Impossibilité de faire valoir l’expérience professionnelle
Les salariés voulant reprendre des études sont forts d’expériences qui leur ont donné du savoir et du savoir-faire, pouvant appuyer le fait qu’ils ont les prérequis pour entrer dans une formation correspondante. Or, Parcoursup laisse très peu de place à la présentation des expériences professionnelles (Mathieu signale qu’il disposait de 1500 caractères).
Absence d’accompagnement et incompétence des structures de formation
En dehors des classes de Terminale au lycée où l’accompagnement est déjà bâclé, il n’existe aucun mécanisme d’aide à la formulation des vœux pour les reprises d’études.
Adèle, pour sa réorientation de classe prépa vers l’université, n’a pas eu d’aide de ses enseignants et a dû s’appuyer uniquement sur sa famille. Ignacio, lui, ne disposait d’aucune indication sur la constitution du portfolio demandé pour toutes les filières artistiques.
Enfin, l’école privée du travail social que Patricia voulait intégrer l’a obligé à attendre un an pour passer par Parcoursup et se rendre aux entretiens de sélection avant de s’apercevoir qu’en tant qu’alternante, elle n’avait pas à suivre le processus de sélection…
Des efforts pour jouer le jeu qui s’avèrent inutiles
Un sentiment partagé par les personnes interrogées est l’impuissance. En effet, ceux qui ont reçu des refus et se sont retrouvés sans formation disent n’avoir aucune piste pour améliorer leur candidature et postuler à nouveau l’année suivante. Les refus ne sont pas motivés mais formulés en trois lignes dans un courrier, notamment par les écoles.

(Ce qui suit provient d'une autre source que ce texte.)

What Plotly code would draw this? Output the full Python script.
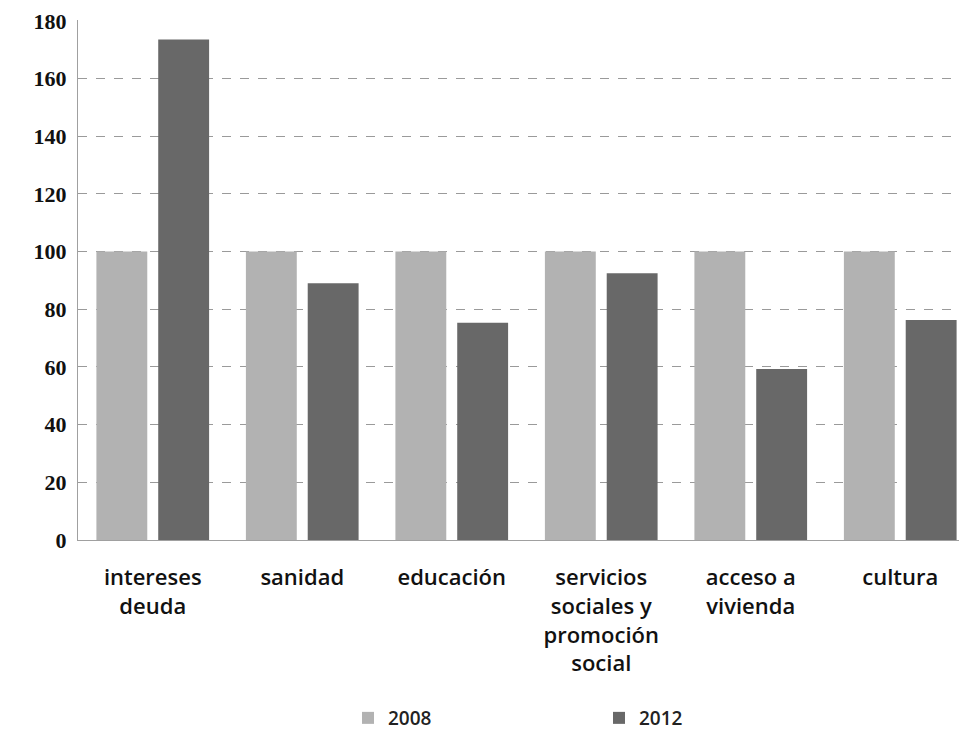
import plotly.graph_objects as go

categories = ["intereses<br>deuda", "sanidad", "educación",
              "servicios<br>sociales y<br>promoción<br>social",
              "acceso a<br>vivienda", "cultura"]
values_2008 = [100, 100, 100, 100, 100, 100]
values_2012 = [173.5, 89, 75.3, 92.5, 59.3, 76.3]
y_ticks = [0, 20, 40, 60, 80, 100, 120, 140, 160, 180]

fig = go.Figure()
fig.add_trace(go.Bar(x=categories, y=values_2008, name="2008",
                     marker=dict(color="#b2b2b2", line=dict(width=0))))
fig.add_trace(go.Bar(x=categories, y=values_2012, name="2012",
                     marker=dict(color="#686868", line=dict(width=0))))

fig.update_layout(
    width=967, height=731,
    margin=dict(l=70, r=0, t=12, b=199),
    paper_bgcolor="white", plot_bgcolor="white",
    barmode="group", bargap=0.173, bargroupgap=0.177,
    showlegend=True,
    legend=dict(orientation="h", x=0.301, xanchor="left",
                yref="container", y=0.0287, yanchor="middle",
                font=dict(family="Open Sans", size=19, color="#222", weight=600),
                itemwidth=30, entrywidth=206, traceorder="normal"),
    xaxis=dict(range=[-0.5, 5.5], showline=True, linecolor="#a0a0a0", linewidth=1,
               ticks="", tickfont=dict(family="Open Sans", size=22, color="#111", weight=600),
               showgrid=False, tickangle=0, ticklabelstandoff=18, automargin=False),
    yaxis=dict(range=[0, 180.3], tickvals=y_ticks, showline=True, linecolor="#a0a0a0",
               linewidth=1, showgrid=True, gridcolor="#9a9a9a", griddash="dash",
               gridwidth=1, ticks="", zeroline=False, automargin=False,
               tickfont=dict(family="Liberation Serif", size=22, color="#111", weight="bold"),
               ticklabelstandoff=6),
)
fig.write_html("out.html")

Ignacio s’est rendu aux journées portes ouvertes d’une école pour préparer sa deuxième année de candidature, et il lui a été dit expressément que les écoles d’art ne prenaient pas son profil, car il n’était pas néo-bachelier et qu’il avait de l’expérience personnelle dans le design.
Mathieu dit également qu’après avoir été refusé dans tous les BTS et BUT auxquels il avait postulé, il ne voyait pas comment faire une meilleure candidature l’année suivante pour être pris.
Tous deux ont donc abandonné leur volonté de formation. Ignacio conclut ainsi : “Ce que je ressens, c’est que je suis puni de ne pas avoir su, à 18 ans, ce que je voulais faire plus tard.”
Ainsi, la plateforme Parcoursup écarte particulièrement les personnes en reprise d’études, mais la situation n’est pas plus enviable pour les néo-bacheliers, qui sont aussi nombreux chaque année à se retrouver sans formation.
En effet, la volonté du gouvernement français depuis des années est de réduire l’offre de formation dans l’enseignement supérieur, alors même que le nombre de personnes souhaitant se former augmente. Les libéraux présentent la plateforme comme un simple outil pour rationaliser les affectations, mais il est nécessaire de comprendre qu’elle sert à appuyer la réduction de l’offre de formation.